Dasync/AsyncEnumerable

yield.ReturnAsync inside ParallelForEachAsync

galmok opened this issue · 5 comments

We have trouble using ParallelForEachAsync to start a number of parallel running async webrequests (actually they are Azure Blob Storage retrievals) and have the result being returned using yield.ReturnAsync.

The problem is that before the first result is returned, multiple parallel webrequests have been started and also completed, yet only the last of the results are returned to the consumer (that iterates using ForEachAsync).

The producer:

    public static IAsyncEnumerable<(MemoryStream, string)> Stream(this IEnumerable<string> blobNames,
        IBlobManager blobManager,
        CloudBlobContainer container, int maxDegreeOfParallelism = 5)
    {
        return new AsyncEnumerable<(MemoryStream, string)>(async yield =>
        {
            var cancellationToken1 = yield.CancellationToken;

            await blobNames.ParallelForEachAsync(async blobName =>
            {
                Console.WriteLine($"Trying to download blob: {blobName}");

               //TODO: Try-catch, what happens if one fail?
                var memoryStream = await blobManager
                    .DownloadBlobAsStreamAsync(container, blobName, cancellationToken1)
                    .ConfigureAwait(false);

                // Return immediately instead of waiting for all the blobs to complete
                await yield.ReturnAsync((memoryStream, blobName)).ConfigureAwait(false);
            }, maxDegreeOfParallelism, cancellationToken1).ConfigureAwait(false);
        });
    }

The consumer:

        var blobNames = MyFactory.BuildBlobNames(from, to);

        var asyncEnumerable = blobNames.Stream(BlobManager, Container, 4);

        // Assert
        var concurrentList = new ConcurrentBag<string>();
        await asyncEnumerable.ForEachAsync(async tuple =>
        {
            using (var ms = tuple.Item1)
            {
                var decoded = Encoding.UTF8.GetString(ms.ToArray());
                //TODO: Convert to text to assert the content
                concurrentList.Add(decoded);
                Console.WriteLine($"Blob: {tuple.Item2}. Content: {decoded}");
            }
        }, cancellationToken).ConfigureAwait(false);

What did we do wrong?

I've exactly the same issue...

Good try, but this is simply an unsupported scenario with concurrent producers.
Imagine a synchronous version of the producer side:

IEnumerable<...> Stream(...)
{
    Parallel.ForEach(... =>
    {
        yield return ...; // won't compile
    }

    yield return ...; // will compile
}

The yield keyword cannot be used inside the lambda function passed to the Parallel.ForEach method, because it is out of the scope of the synchronous enumerator method.

Since this library mimics a C# language feature, it cannot impose similar restrictions on using the variable yield (it's not a keyword in the async version).

IAsyncEnumerable<...> Stream(...)
{
    return new AsyncEnumerable<...>(async yield => // 'yield' is a variable
    {
        await ....ParallelForEachAsync(async ...=>
        {
             // 'yield' gets captured in the closure, that's why you can use it, but must not
            await yield.ReturnAsync(...);
         }, ...);
    });
}

If you try to use C# 3.0 and async streams, it won't work either.
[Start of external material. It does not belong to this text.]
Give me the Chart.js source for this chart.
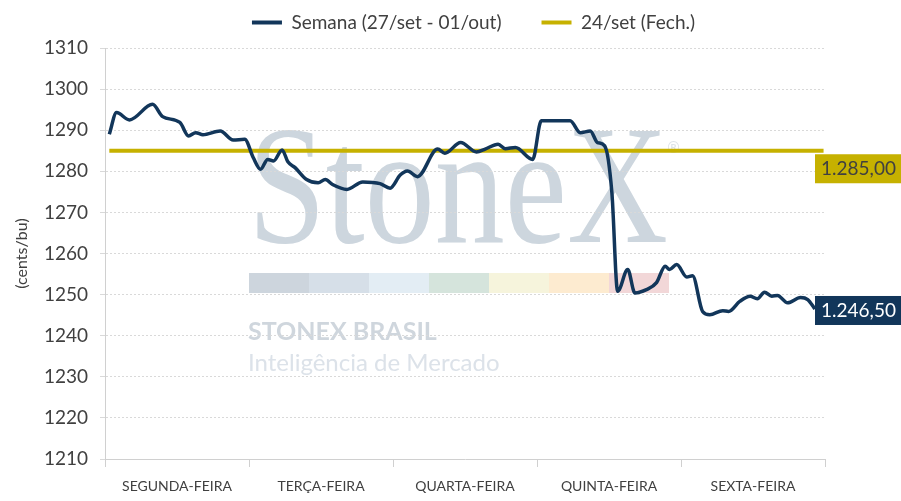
<!DOCTYPE html>
<html>
<head>
<meta charset="utf-8">
<script src="https://cdn.jsdelivr.net/npm/chart.js@4"></script>
<style>
  html, body { margin: 0; padding: 0; background: #fff; }
  #wrap { width: 901px; height: 501px; }
</style>
</head>
<body>
<div id="wrap"><canvas id="myChart" width="901" height="501"></canvas></div>
<script>
// dias da semana (eixo x)
const dias = ['SEGUNDA-FEIRA', 'TERÇA-FEIRA', 'QUARTA-FEIRA', 'QUINTA-FEIRA', 'SEXTA-FEIRA'];

// tempo em fração de dia (0 = abertura de segunda)
const tempo = [0.03, 0.08, 0.17, 0.33, 0.40, 0.52, 0.58, 0.63, 0.68, 0.80, 0.89, 0.97,
    1.03, 1.08, 1.13, 1.17, 1.23, 1.27, 1.32, 1.40, 1.48, 1.53, 1.58, 1.68, 1.79, 1.91, 1.98,
    2.05, 2.10, 2.17, 2.31, 2.36, 2.47, 2.58, 2.64, 2.73, 2.78, 2.85, 2.97,
    3.03, 3.23, 3.30, 3.37, 3.42, 3.47, 3.52, 3.56, 3.63, 3.68, 3.76, 3.83, 3.89, 3.92, 3.97,
    4.04, 4.08, 4.15, 4.20, 4.29, 4.33, 4.41, 4.48, 4.53, 4.58, 4.63, 4.67, 4.74, 4.83, 4.88, 4.93];

// cotação da semana (cents/bu)
const semana = [1289.0, 1294.3, 1292.5, 1296.3, 1293.3, 1291.9, 1288.6, 1289.4, 1288.9, 1289.8, 1287.6, 1287.8,
    1283.3, 1280.5, 1282.9, 1282.5, 1285.2, 1282.3, 1280.9, 1278.0, 1277.2, 1278.0, 1276.8, 1275.6, 1277.4, 1277.0, 1275.9,
    1279.1, 1280.1, 1278.7, 1285.4, 1284.4, 1287.0, 1284.7, 1285.4, 1286.6, 1285.5, 1285.8, 1282.9,
    1292.3, 1292.3, 1289.4, 1289.8, 1287.0, 1286.2, 1274.8, 1250.8, 1256.1, 1250.4, 1251.2, 1252.9, 1256.9, 1256.1, 1257.3,
    1254.3, 1254.6, 1245.9, 1245.1, 1246.1, 1245.9, 1248.4, 1249.6, 1249.0, 1250.6, 1249.6, 1249.8, 1248.0, 1249.3, 1248.8, 1246.5];

// fechamento de 24/set
const fechamento = 1285.0;

// eixo y
const yMin = 1210, yMax = 1310, yPasso = 10;

const corSemana = '#12365a';
const corFech = '#c6b100';

function fmtBR(v) {
    const partes = v.toFixed(2).split('.');
    return partes[0].replace(/\B(?=(\d{3})+(?!\d))/g, '.') + ',' + partes[1];
}

// marca d'água StoneX
const marcaDagua = {
    id: 'marcaDagua',
    beforeDraw(chart) {
        const c = chart.ctx;
        c.save();
        c.fillStyle = '#cdd6de';
        c.font = '170px "Liberation Serif"';
        c.textBaseline = 'alphabetic';
        c.fillText('StoneX', 248, 242, 420);
        c.font = '15px "DejaVu Sans"';
        c.fillStyle = '#dde3e8';
        c.fillText('®', 666, 153);
        const faixa = ['#cdd5dd', '#d6dfe8', '#e3edf4', '#d5e4dc', '#f6f4dc', '#fdebd0', '#f2d7d8'];
        faixa.forEach(function (cor, i) {
            c.fillStyle = cor;
            c.fillRect(249 + i * 60, 273, 60, 20);
        });
        c.textBaseline = 'middle';
        c.fillStyle = '#cfd6dd';
        c.font = 'bold 25px Lato';
        c.fillText('STONEX BRASIL', 248, 332, 193);
        c.fillStyle = '#dce2e9';
        c.font = '24px Lato';
        c.fillText('Inteligência de Mercado', 248, 363, 259);
        c.restore();
    }
};

// caixas com o último valor de cada série
const rotulosFinais = {
    id: 'rotulosFinais',
    afterDatasetsDraw(chart) {
        const c = chart.ctx;
        const y = chart.scales.y;
        const left = chart.chartArea.right - 10;
        c.save();
        c.font = '19px Lato';
        c.textBaseline = 'middle';
        c.textAlign = 'left';
        // fechamento (abaixo da linha)
        let py = y.getPixelForValue(fechamento);
        c.fillStyle = corFech;
        c.fillRect(left, py + 3.5, 86, 29);
        c.fillStyle = '#404040';
        c.fillText(fmtBR(fechamento), left + 6, py + 18.5);
        // semana
        const ult = semana[semana.length - 1];
        py = y.getPixelForValue(ult);
        c.fillStyle = corSemana;
        c.fillRect(left, py - 13, 86, 29);
        c.fillStyle = '#ffffff';
        c.fillText(fmtBR(ult), left + 6, py + 2);
        c.restore();
    }
};

// legenda: altura fixa e deslocada para a direita
const ajusteLegenda = {
    id: 'ajusteLegenda',
    beforeInit(chart) {
        const fit = chart.legend.fit;
        chart.legend.fit = function () {
            fit.bind(chart.legend)();
            this.height = 75;
        };
    },
    afterLayout(chart) {
        chart.legend.left += 61;
        chart.legend.right += 61;
    }
};

const ctx = document.getElementById('myChart');

new Chart(ctx, {
    type: 'line',
    data: {
        datasets: [{
            label: 'Semana (27/set - 01/out)',
            data: tempo.map(function (t, i) { return { x: t, y: semana[i] }; }),
            borderColor: corSemana,
            backgroundColor: corSemana,
            borderWidth: 3.5,
            pointRadius: 0,
            cubicInterpolationMode: 'monotone',
            xAxisID: 'x'
        }, {
            label: '24/set (Fech.)',
            data: [{ x: tempo[0], y: fechamento }, { x: 4.99, y: fechamento }],
            borderColor: corFech,
            backgroundColor: corFech,
            borderWidth: 4,
            pointRadius: 0,
            xAxisID: 'x'
        }]
    },
    options: {
        responsive: false,
        animation: false,
        devicePixelRatio: 1,
        layout: { padding: { top: -27, right: 76, left: 0, bottom: 0 } },
        plugins: {
            legend: {
                display: true,
                labels: {
                    color: '#404040',
                    font: { family: 'Lato', size: 19 },
                    boxWidth: 30,
                    boxHeight: 4,
                    padding: 40,
                    generateLabels: function (chart) {
                        return Chart.defaults.plugins.legend.labels.generateLabels(chart).map(function (it) {
                            it.lineWidth = 0;
                            return it;
                        });
                    }
                }
            },
            tooltip: { enabled: false }
        },
        scales: {
            x: {
                type: 'linear',
                min: 0, max: 5,
                display: false
            },
            xd: {
                type: 'category',
                labels: dias,
                position: 'bottom',
                offset: true,
                grid: { offset: true, drawOnChartArea: false, tickLength: 8, color: '#d0d0d0' },
                border: { color: '#d0d0d0', width: 1 },
                ticks: { color: '#404040', font: { family: 'Lato', size: 14 }, padding: 11, maxRotation: 0 },
                afterFit: function (scale) { scale.height = 42; }
            },
            y: {
                min: yMin, max: yMax,
                ticks: {
                    stepSize: yPasso, color: '#404040', font: { family: 'Lato', size: 19 }, padding: 12,
                    callback: function (v) { return String(v); }
                },
                grid: { color: '#d9d9d9', tickLength: 5 },
                border: { color: '#d0d0d0', dash: [2, 2] },
                title: { display: true, text: '(cents/bu)', color: '#404040', font: { family: 'Lato', size: 16 }, padding: { top: 12, bottom: 0 } },
                afterFit: function (scale) { scale.width = 105; }
            }
        }
    },
    plugins: [marcaDagua, rotulosFinais, ajusteLegenda]
});
</script>
</body>
</html>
So this is something you have to be aware of.

Concurrent producer/consumer pattern with limiters is a slightly more complex problem, and is not available as an extension method in this library. I posted a possible solution on StackOverflow.

One thing I can recommend is to swap methods in your case - the producer uses ForEachAsync and the consumer uses ParallelForEachAsync if it works for you.

P.S. this is a duplicate of #44

The use of SemaphoreSlim will definitely solve the problem, however, that will impact the performance of enumerations in regular cases as every iteration has to consult a synchronization primitive. How would solve that problem?